Love and Rage: the twin oaks that live and branch within me and have done so for five decades. Love that expresses itself with the transparency of a glass of fresh water. Rage that bubbles up like a volcano reemerging from its long, cold slumber.
I’m grateful for the former and fearful of the latter, this Rage that first manifested when I encountered elementary school bullies, that clawed for my attention when I became conscious of overt racism, that has always held disdain for “frat boys” and “rednecks” and had to be monitored with due care when, as a young journalist, I covered city and county government meetings and watched eloquent speakers manipulate those so eager to be led, this Rage that screams at our “President” and his political party, this Rage that has spiked without notice at times when I’ve felt threatened, misinterpreted, or dismissed by other people.
This Rage, ironic in the context of my white, straight, male privilege, laughable whenever I’ve sheltered myself within my own cocoon. This Rage, which lacks visceral knowledge of the suffering experienced each day by Black Americans, by females, by the LGBTQ community, by Hispanics and Muslims. How great this Rage I recognize within myself, and how pale it must appear, like droplets of beige paint upon a thick, green lawn, when compared with those who have had to contain their own Rage in the face of oppression, assault, humiliation, indifference, exclusion, and an additional menu of sins that’s too long to list.
And their own Love, expressed despite the Rage, expressed, even, because of the Rage. How much deeper their Love, how much more justified their Rage, compared to my own.
Yet I don’t fall into the mistake of diminishing or invalidating my own reasons for Loving and Raging, for they’re just as real, or the more egregious error of wallowing in a privileged pity party. Instead, I honor the gift of being able to experience Rage, for the most part, from a safe distance, to not have people and systems constantly in my face and in my business, hindering my ability to Love myself and others. I wake up and go to sleep in a safe, calm home on a safe, calm street in a safe, calm neighborhood, a place where it’s easy to feel and process Rage and then allow Love to consume it and rest in that Love.
The white supremacy and patriarchy that have defined our American centuries, from the blood of the Native-Americans to the chains of the enslaved Black Americans, from the blatant hatred of Jim Crow to the economic oppression and mass segregation-through-incarceration of Black people dating back to the dying days of Reconstruction, are visible to me through pages of a book, social media feeds, television broadcasts, podcasts, and what Black family, friends, and co-workers tell me.
I have the privilege of learning about it all, without ever having to live it, to feel it through empathy but not feel it harming my body, my family, or my net worth. And the more I see and feel through these glasses darkly, the more awe and gratitude I possess that countless Black people have chosen to care for and love white people. That they’ve chosen to love me.
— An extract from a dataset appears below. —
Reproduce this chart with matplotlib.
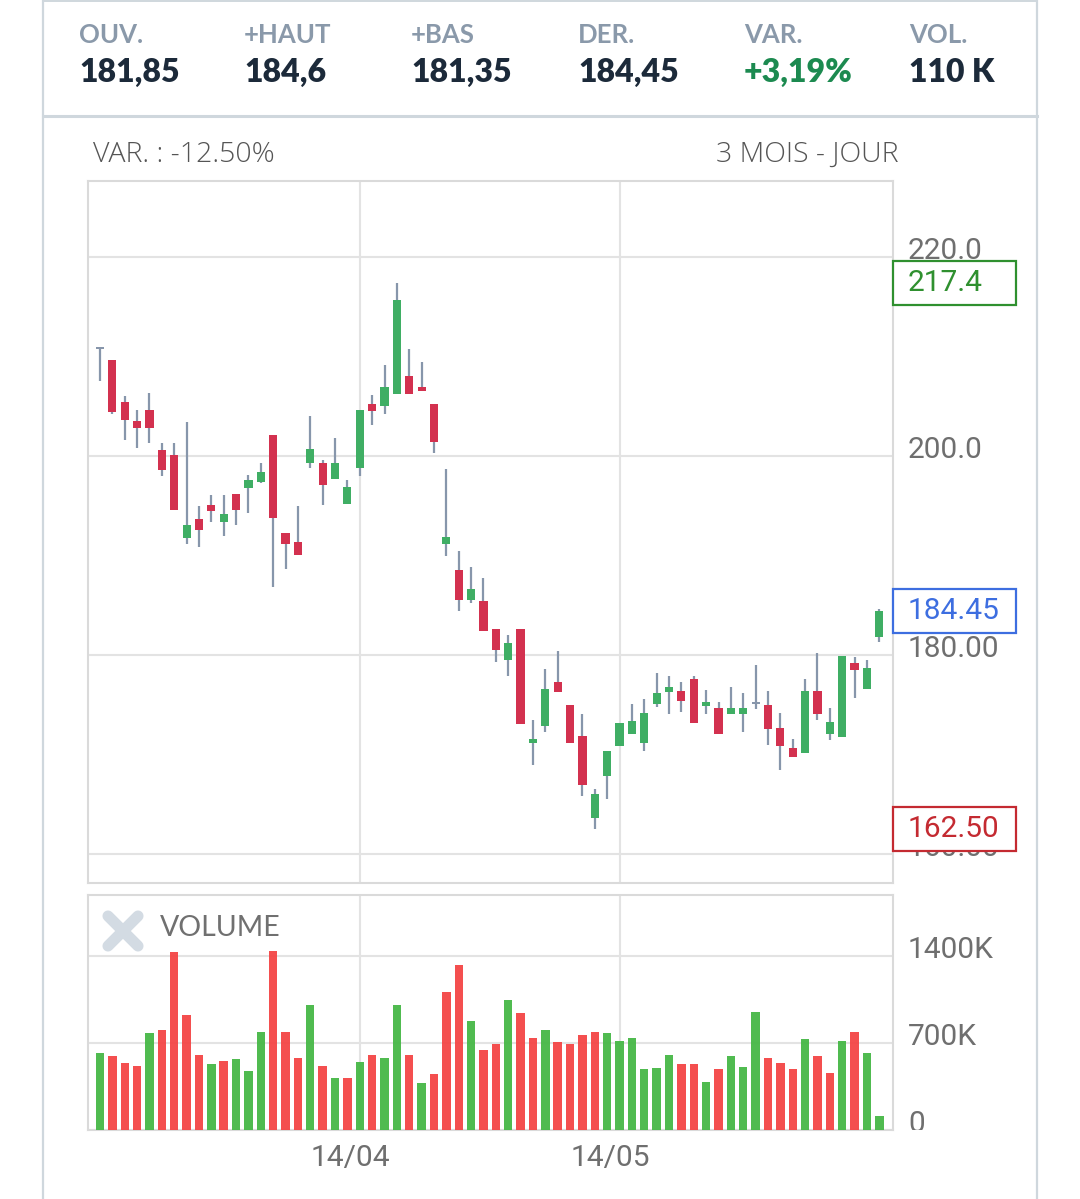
import matplotlib
matplotlib.use("Agg")
import matplotlib.pyplot as plt
from matplotlib.transforms import offset_copy, Bbox, TransformedBbox
from matplotlib.patches import Rectangle
from matplotlib.lines import Line2D
import numpy as np

# ---------------- DATA ----------------
header_labels = ["OUV.", "+HAUT", "+BAS", "DER.", "VAR.", "VOL."]
header_values = ["181,85", "184,6", "181,35", "184,45", "+3,19%", "110 K"]

opens = [210.8, 209.7, 205.4, 203.5, 204.6, 200.6, 200.1, 191.8, 193.7, 195.1,
         193.4, 196.2, 196.8, 197.4, 202.1, 192.3, 191.4, 199.3, 199.3, 197.7,
         195.2, 198.8, 205.2, 205.0, 206.2, 208.0, 206.9, 205.2, 191.2, 188.5,
         185.5, 185.4, 182.6, 179.5, 182.6, 171.2, 172.9, 177.3, 175.0, 171.9,
         163.6, 167.8, 170.9, 172.1, 171.2, 175.1, 176.25, 176.4, 177.6, 174.9,
         174.7, 174.1, 174.1, 175.1, 175.0, 172.7, 170.7, 170.2, 176.4, 172.1,
         171.8, 179.2, 176.6, 181.85]
highs = [210.9, 209.7, 206.0, 204.6, 206.3, 201.3, 201.3, 203.4, 195.0, 196.1,
         196.1, 196.2, 198.1, 199.3, 202.1, 192.3, 195.0, 204.0, 199.6, 201.8,
         197.6, 204.6, 206.1, 209.1, 217.4, 210.8, 209.4, 205.2, 198.7, 190.5,
         188.8, 187.7, 182.6, 182.0, 182.6, 173.5, 178.6, 180.4, 175.0, 174.1,
         166.5, 170.4, 173.2, 175.1, 175.6, 178.2, 177.9, 177.25, 177.85, 176.5,
         175.3, 176.75, 176.2, 179.0, 176.4, 174.2, 171.6, 177.6, 180.2, 174.7,
         179.9, 179.8, 179.5, 184.6]
lows = [207.5, 204.2, 201.6, 200.8, 201.3, 198.0, 194.6, 191.2, 190.9, 193.4,
        192.0, 193.1, 194.3, 197.3, 186.8, 188.6, 190.1, 198.8, 195.1, 197.7,
        195.2, 198.0, 203.1, 204.2, 206.2, 206.2, 206.5, 200.3, 190.0, 184.4,
        185.2, 182.4, 179.3, 177.9, 173.1, 168.9, 172.3, 176.3, 171.2, 165.8,
        162.5, 165.5, 170.9, 172.1, 170.4, 174.8, 174.1, 174.3, 173.2, 174.1,
        172.1, 174.1, 172.3, 174.6, 171.0, 168.4, 169.8, 170.2, 173.5, 171.5,
        171.8, 175.7, 176.6, 181.35]
closes = [210.9, 204.4, 203.6, 202.8, 202.8, 198.6, 194.6, 193.1, 192.6, 194.5,
          194.2, 194.6, 197.6, 198.4, 193.8, 191.2, 190.1, 200.7, 197.1, 199.3,
          196.9, 204.6, 204.5, 206.9, 215.7, 206.2, 206.5, 201.4, 191.9, 185.5,
          186.6, 182.4, 180.5, 181.2, 173.1, 171.6, 176.6, 176.3, 171.2, 166.9,
          166.0, 170.4, 173.2, 173.4, 174.2, 176.2, 176.75, 175.4, 173.2, 175.3,
          172.1, 174.7, 174.7, 175.2, 172.6, 170.9, 169.8, 176.4, 174.1, 173.3,
          179.9, 178.5, 178.7, 184.45]

volumes_k = [622, 596, 540, 515, 781, 805, 1433, 926, 604, 531,
             555, 571, 475, 789, 1441, 789, 580, 1006, 515, 418,
             418, 547, 604, 580, 1006, 604, 378, 451, 1111, 1328,
             877, 644, 692, 1047, 942, 740, 805, 708, 692, 765,
             789, 781, 716, 740, 491, 499, 604, 531, 531, 386,
             491, 596, 507, 950, 580, 540, 491, 732, 596, 459,
             716, 789, 620, 110]
volume_up = "GRRRGRRRRGRGGGRRRGRGRGRGGRGRRRGRRGRRGRRRRGGGGGGRRGRGGGRRRGRRGRGG"

date_ticks = [21, 42]
date_labels = ["14/04", "14/05"]
price_ticks = [160, 180, 200, 220]
price_tick_labels = ["160.00", "180.00", "200.0", "220.0"]
vol_ticks = [0, 700, 1400]
vol_tick_labels = ["0", "700K", "1400K"]

period_var = "VAR. : -12.50%"
period_name = "3 MOIS - JOUR"
marks = [(217.4, "217.4", "#2f902f"),
         (184.45, "184.45", "#3d6ee0"),
         (162.50, "162.50", "#c42a31")]

# ---------------- STYLE ----------------
W, H = 1080, 1199
DPI = 100
fig = plt.figure(figsize=(W / DPI, H / DPI), dpi=DPI)
fig.patch.set_facecolor("white")

def fx(x):
    return x / W

def fy(y):
    return 1 - y / H

GRID = "#e3e3e3"
SPINE = "#dadada"
FRAME = "#cfd7dd"
TICK = "#6f6f6f"
WICK = "#8796ab"
C_RED = "#d3314f"
C_GREEN = "#3fae64"
V_RED = "#f44545"
V_GREEN = "#46b846"
TFS = 21.5

# outer frame
for x in (43, 1037):
    fig.add_artist(Line2D([fx(x), fx(x)], [0, 1], color=FRAME, lw=1.6))
fig.add_artist(Line2D([fx(43), fx(1037)], [fy(116), fy(116)], color=FRAME, lw=2.2))
fig.add_artist(Line2D([fx(43), fx(1037)], [fy(1), fy(1)], color=FRAME, lw=1.4))

# header
col_x = [79, 244, 411, 578, 744, 909]
for i, (lab, val) in enumerate(zip(header_labels, header_values)):
    fig.text(fx(col_x[i]), fy(35), lab, fontsize=18.5, fontweight="bold",
             family="Lato", color="#8a99aa", ha="left", va="center")
    vcol = "#1c8a50" if val.startswith("+") and "%" in val else "#1c2a3a"
    fig.text(fx(col_x[i]), fy(72), val, fontsize=23, fontweight="heavy",
             family="Lato", color=vcol, ha="left", va="center")

fig.text(fx(93), fy(155), period_var, fontsize=20.5, family="Open Sans",
         fontweight="light", color="#555555", ha="left", va="center")
fig.text(fx(898), fy(155), period_name, fontsize=20.5, family="Open Sans",
         fontweight="light", color="#555555", ha="right", va="center")

# ---------------- PRICE AXES ----------------
L, R = 88, 893
x0 = 100.0
step = 12.37
xlim = ((L - x0) / step, (R - x0) / step)

ax = fig.add_axes([fx(L), fy(883), fx(R) - fx(L), (883 - 181) / H])
ax.set_xlim(*xlim)
ax.set_ylim(157.09, 227.64)
n = len(opens)
idx = np.arange(n)
o = np.array(opens); c = np.array(closes); h = np.array(highs); l = np.array(lows)

ax.set_yticks(price_ticks)
ax.set_xticks(date_ticks)
ax.grid(True, color=GRID, lw=1.5, zorder=0)
ax.tick_params(length=0, labelleft=False, labelbottom=False)
for s in ax.spines.values():
    s.set_color(SPINE); s.set_linewidth(1.5)

ax.vlines(idx, l, h, color=WICK, lw=1.6, zorder=2)
body_col = []
for oo, cc in zip(o, c):
    if abs(cc - oo) < 0.2:
        body_col.append(WICK)
    elif cc > oo:
        body_col.append(C_GREEN)
    else:
        body_col.append(C_RED)
bottoms = np.minimum(o, c)
heights = np.maximum(np.abs(c - o), 0.2)
ax.bar(idx, heights, bottom=bottoms, width=0.66, color=body_col, zorder=3, lw=0)

# right tick labels
tr = offset_copy(ax.get_yaxis_transform(), fig=fig, x=15, y=6, units="dots")
for v, t in zip(price_ticks, price_tick_labels):
    ax.text(1, v, t, transform=tr, ha="left", va="center", fontsize=TFS,
            family="Roboto", color=TICK, clip_on=False)

# marker boxes (figure level, drawn over the tick labels)
x_disp = ax.transAxes.transform((1, 0))[0]
for val, lab, col in marks:
    y_disp = ax.transData.transform((0, val))[1]
    box = Rectangle((x_disp, y_disp - 22), 123, 44, transform=None,
                    facecolor="white", edgecolor=col, lw=1.6, zorder=10)
    fig.add_artist(box)
    fig.text(1, val, lab,
             transform=offset_copy(ax.get_yaxis_transform(), fig=fig, x=15, y=0, units="dots"),
             ha="left", va="center", fontsize=TFS, family="Roboto",
             color=col, zorder=11)

# ---------------- VOLUME AXES ----------------
axv = fig.add_axes([fx(L), fy(1130), fx(R) - fx(L), (1130 - 895) / H])
axv.set_xlim(*xlim)
axv.set_ylim(0, 1891)
axv.set_yticks(vol_ticks)
axv.set_xticks(date_ticks)
axv.grid(True, color=GRID, lw=1.5, zorder=0)
axv.tick_params(length=0, labelleft=False, labelbottom=False)
for s in axv.spines.values():
    s.set_color(SPINE); s.set_linewidth(1.5)
vcols = [V_GREEN if u == "G" else V_RED for u in volume_up]
axv.bar(idx, volumes_k, width=0.68, color=vcols, zorder=3, lw=0, alpha=0.95)

trv = offset_copy(axv.get_yaxis_transform(), fig=fig, x=15, y=6, units="dots")
clipbox = TransformedBbox(Bbox([[0, 0], [1.5, 1.2]]), axv.transAxes)
for v, t in zip(vol_ticks, vol_tick_labels):
    tt = axv.text(1, v, t, transform=trv, ha="left", va="center", fontsize=TFS,
                  family="Roboto", color=TICK, clip_on=True)
    tt.set_clip_box(clipbox)

# VOLUME label with X icon
cx, cy, r = 123, 931, 15
for dx in (-1, 1):
    fig.add_artist(Line2D([fx(cx - r), fx(cx + r)], [fy(cy - dx * r), fy(cy + dx * r)],
                          color="#d3dbe3", lw=8, solid_capstyle="round"))
fig.text(fx(160), fy(928), "VOLUME", fontsize=20.5, family="Lato",
         color="#707070", ha="left", va="center")

# date labels
for p, t in zip(date_ticks, date_labels):
    axv.text(p, 0, t, transform=offset_copy(axv.get_xaxis_transform(), fig=fig,
             x=-9, y=-(1158 - 1130), units="dots"),
             ha="center", va="center", fontsize=TFS, family="Roboto",
             color=TICK, clip_on=False)

fig.savefig("out.png", dpi=DPI, facecolor="white")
In the face of their Rage, their Love is triumphant.
But it is dishonorable to take Black people’s Love for granted and continue to strengthen the systemic racism that fuels their Rage.
May I Love even a fraction as much as my Black brothers and sisters. May I channel whatever Rage I feel into useful action that begins to be worthy of their enduring character, into practical steps that relieve their suffering. May millions more privileged white people like me do the same.